= Vianne Timmons =

Canadian university administrator

Vianne Timmons, OC (born 1958) is a Canadian academic who most recently served as president and vice-chancellor of Memorial University of Newfoundland from 2020 to 2023. She was president and vice chancellor of the University of Regina, from 2008 to 2019.

== Professional life ==
She was president and vice-chancellor of the University of Regina, a public university in Regina, Saskatchewan, Canada, from 2008 to 2019. In 2013, university faculty expressed concerns that non-academic jobs and costs had risen at the expense of academic priorities since her appointment.

Timmons is a researcher, author, and lecturer in the area of educational inclusion. Prior to her appointment at the University of Regina, Timmons served as a professor and vice-president at the University of Prince Edward Island. She was appointed as an Officer of the Order of Canada (OC) in the Government House List of 29 December 2017.

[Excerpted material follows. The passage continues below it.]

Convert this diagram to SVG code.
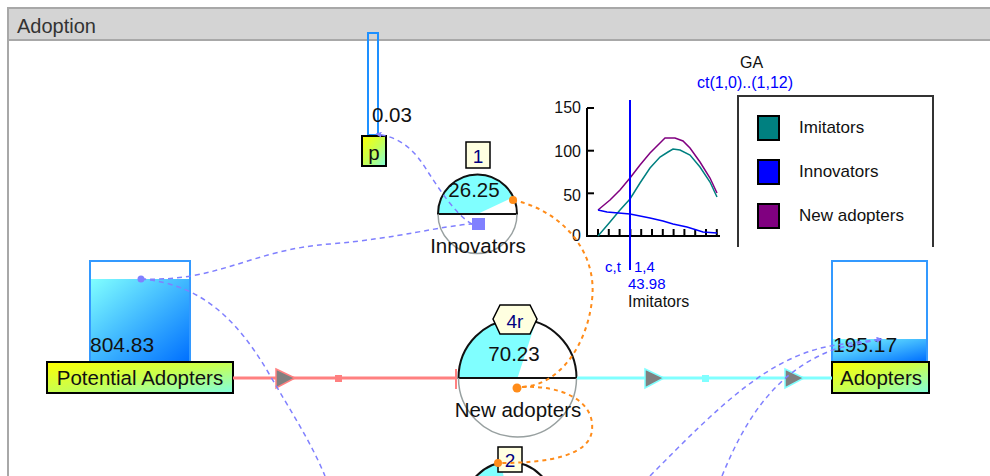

In 2018, Timmons was appointed to the independent advisory board for Senate appointments; official documents naming Timmons as a Saskatchewan representative to the board stated she was a member of the Bras d’Or Mi’kmaq First Nation.

In March 2019, she was appointed as a board member of VIA Rail Canada by Minister of Transport Marc Garneau.

Timmons became president and vice chancellor of Memorial University of Newfoundland on April 1, 2020. She was removed from that post by the university's board of regents on April 6, 2023. A public report made by the Auditor General following her leave from office noted "expenses considered to be excessive," including $1,792 paid for custom-made chocolates. At the time of her removal, she was entitled to a severance payment of at least $675,000 plus $270,000 for accumulated administrative leave.

== False claims of indigeneity ==
Timmons was a recipient of the 2019 Indspire Award, and was described as one of "Twelve Indigenous people honoured for their extraordinary work across Canada."

In 2019 Timmons told media "I wasn't raised in the Mi'kmaq culture but my great, great grandmother was a Mi'kmaq woman from Conne River.... So I am of Mi'kmaq heritage." In 2021 she told media "I’m of Mi’kmaq ancestry." A March 8, 2023 CBC investigation was published with evidence that she is not Indigenous, and that she has claimed to be Indigenous in the past. Timmons released a statement acknowledging that she is not Indigenous. On March 13, Timmons went on a 6-week paid leave while Memorial University began a consultation process with the Indigenous community to discuss the issue. Following this announcement, an Indigenous faculty member stated they had raised concerns about claims to Indigeneity and Memorial's response to identity verification the previous year.